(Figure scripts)
[start]

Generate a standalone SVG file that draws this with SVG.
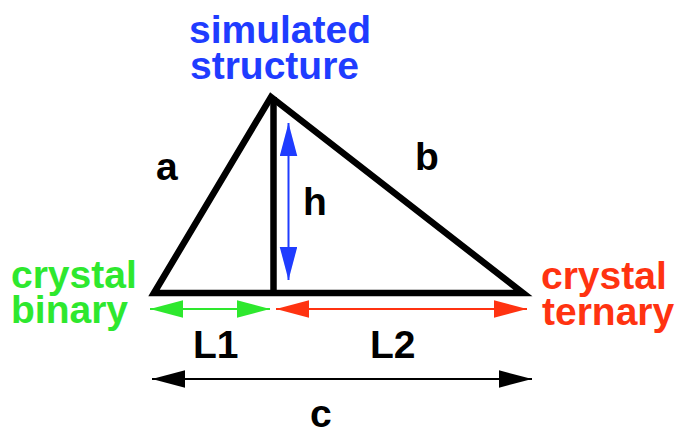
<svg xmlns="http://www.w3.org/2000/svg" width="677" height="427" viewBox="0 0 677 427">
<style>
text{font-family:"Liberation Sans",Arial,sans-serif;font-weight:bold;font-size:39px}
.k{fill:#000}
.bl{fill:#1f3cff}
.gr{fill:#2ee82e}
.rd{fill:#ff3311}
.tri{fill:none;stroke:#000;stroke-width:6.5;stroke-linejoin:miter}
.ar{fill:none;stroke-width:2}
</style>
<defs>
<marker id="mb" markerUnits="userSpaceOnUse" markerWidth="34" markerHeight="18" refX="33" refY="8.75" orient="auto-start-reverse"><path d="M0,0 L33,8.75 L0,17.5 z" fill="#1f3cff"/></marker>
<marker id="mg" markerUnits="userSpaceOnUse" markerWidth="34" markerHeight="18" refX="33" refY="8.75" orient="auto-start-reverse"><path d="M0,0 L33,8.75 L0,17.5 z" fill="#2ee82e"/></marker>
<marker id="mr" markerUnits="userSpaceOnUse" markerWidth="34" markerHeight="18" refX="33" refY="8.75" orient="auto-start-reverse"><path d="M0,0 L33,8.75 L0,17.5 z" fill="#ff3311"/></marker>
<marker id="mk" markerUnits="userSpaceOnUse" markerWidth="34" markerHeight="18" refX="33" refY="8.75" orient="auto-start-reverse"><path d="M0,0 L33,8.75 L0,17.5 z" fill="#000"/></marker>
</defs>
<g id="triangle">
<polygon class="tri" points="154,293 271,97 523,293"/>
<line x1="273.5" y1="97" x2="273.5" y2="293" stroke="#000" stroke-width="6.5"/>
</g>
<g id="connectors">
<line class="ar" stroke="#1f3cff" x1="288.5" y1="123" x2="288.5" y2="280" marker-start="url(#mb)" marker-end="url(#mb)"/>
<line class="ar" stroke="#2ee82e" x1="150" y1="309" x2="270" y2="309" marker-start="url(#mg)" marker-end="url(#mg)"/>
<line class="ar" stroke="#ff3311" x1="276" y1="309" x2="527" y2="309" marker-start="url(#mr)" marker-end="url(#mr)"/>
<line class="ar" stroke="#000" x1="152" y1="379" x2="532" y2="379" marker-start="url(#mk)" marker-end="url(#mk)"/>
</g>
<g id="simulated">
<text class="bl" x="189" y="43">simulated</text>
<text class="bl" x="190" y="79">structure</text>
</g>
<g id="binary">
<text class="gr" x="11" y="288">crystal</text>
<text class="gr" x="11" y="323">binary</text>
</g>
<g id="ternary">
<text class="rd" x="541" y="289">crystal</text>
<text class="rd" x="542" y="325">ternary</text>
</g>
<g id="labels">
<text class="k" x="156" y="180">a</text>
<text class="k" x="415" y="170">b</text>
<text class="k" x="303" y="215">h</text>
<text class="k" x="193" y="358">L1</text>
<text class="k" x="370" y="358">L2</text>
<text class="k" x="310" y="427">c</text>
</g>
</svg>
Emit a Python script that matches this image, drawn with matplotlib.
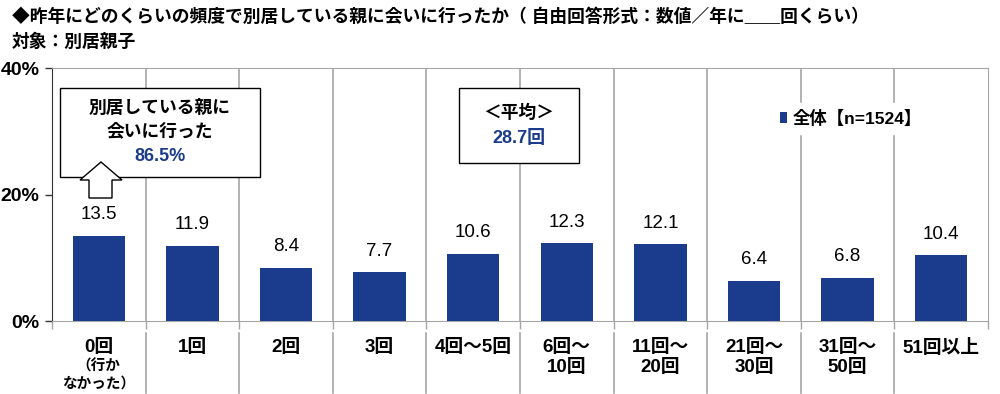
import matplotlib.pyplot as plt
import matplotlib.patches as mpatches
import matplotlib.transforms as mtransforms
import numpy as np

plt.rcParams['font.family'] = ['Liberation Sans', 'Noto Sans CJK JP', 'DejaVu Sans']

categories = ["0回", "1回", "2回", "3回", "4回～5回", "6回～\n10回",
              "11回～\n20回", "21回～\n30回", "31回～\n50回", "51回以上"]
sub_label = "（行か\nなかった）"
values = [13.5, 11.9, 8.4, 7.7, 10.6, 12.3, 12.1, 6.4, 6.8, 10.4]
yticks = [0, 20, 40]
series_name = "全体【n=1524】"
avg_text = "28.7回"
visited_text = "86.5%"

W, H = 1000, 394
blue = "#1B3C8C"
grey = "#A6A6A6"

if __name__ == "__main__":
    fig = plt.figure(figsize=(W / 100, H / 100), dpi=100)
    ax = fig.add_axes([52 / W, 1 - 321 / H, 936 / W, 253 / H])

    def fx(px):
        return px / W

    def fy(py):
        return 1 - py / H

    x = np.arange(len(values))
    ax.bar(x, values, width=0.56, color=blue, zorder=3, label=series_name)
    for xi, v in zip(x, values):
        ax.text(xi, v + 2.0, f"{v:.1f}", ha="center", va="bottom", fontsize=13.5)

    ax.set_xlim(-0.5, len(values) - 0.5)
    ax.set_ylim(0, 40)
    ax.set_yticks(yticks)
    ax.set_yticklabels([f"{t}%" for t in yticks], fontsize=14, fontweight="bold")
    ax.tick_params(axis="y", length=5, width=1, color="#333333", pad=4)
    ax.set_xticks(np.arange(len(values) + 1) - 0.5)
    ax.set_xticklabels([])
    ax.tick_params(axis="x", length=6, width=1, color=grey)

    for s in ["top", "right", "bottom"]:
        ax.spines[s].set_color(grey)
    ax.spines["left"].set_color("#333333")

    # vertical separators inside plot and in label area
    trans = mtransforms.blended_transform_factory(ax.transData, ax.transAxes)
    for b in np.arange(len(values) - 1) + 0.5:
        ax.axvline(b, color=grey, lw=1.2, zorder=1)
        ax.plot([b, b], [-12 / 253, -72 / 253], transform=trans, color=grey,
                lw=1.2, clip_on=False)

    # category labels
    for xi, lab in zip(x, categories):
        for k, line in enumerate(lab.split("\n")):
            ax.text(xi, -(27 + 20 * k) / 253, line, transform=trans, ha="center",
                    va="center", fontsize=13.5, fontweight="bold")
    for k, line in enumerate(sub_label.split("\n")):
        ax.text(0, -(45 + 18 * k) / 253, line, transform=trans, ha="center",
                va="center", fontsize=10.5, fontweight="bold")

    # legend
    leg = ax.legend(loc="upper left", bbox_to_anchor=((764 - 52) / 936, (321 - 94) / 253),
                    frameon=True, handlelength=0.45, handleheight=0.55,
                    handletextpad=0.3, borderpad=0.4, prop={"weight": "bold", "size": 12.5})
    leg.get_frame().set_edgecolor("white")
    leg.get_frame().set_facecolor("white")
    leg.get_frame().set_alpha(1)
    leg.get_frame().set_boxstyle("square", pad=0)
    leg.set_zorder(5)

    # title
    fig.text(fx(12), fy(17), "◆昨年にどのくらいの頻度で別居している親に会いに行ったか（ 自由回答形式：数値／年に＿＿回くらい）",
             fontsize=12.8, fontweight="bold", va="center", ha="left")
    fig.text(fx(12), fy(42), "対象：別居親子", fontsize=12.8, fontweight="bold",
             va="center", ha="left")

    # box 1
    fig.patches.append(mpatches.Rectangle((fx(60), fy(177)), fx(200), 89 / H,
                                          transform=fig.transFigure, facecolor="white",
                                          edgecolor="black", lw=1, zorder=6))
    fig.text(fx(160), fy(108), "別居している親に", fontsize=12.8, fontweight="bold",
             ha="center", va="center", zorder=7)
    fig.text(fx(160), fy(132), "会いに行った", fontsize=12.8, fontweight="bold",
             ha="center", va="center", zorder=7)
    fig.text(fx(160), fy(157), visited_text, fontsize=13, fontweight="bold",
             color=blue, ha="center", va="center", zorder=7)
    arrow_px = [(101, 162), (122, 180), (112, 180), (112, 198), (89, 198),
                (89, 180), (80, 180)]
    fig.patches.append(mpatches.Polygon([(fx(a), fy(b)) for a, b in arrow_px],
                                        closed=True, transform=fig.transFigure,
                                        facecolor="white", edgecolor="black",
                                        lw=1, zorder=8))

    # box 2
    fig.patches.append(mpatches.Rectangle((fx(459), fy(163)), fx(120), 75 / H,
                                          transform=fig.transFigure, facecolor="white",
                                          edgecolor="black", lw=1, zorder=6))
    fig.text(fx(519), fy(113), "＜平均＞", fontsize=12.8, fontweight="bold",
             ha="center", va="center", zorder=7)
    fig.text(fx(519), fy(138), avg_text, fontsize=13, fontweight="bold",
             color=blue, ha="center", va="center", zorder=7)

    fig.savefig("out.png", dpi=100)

[end]

Aim of the exercise - List every line in the records above that contains the word "matplotlib".

Reply to the exercise -
Emit a Python script that matches this image, drawn with matplotlib.
import matplotlib.pyplot as plt
import matplotlib.patches as mpatches
import matplotlib.transforms as mtransforms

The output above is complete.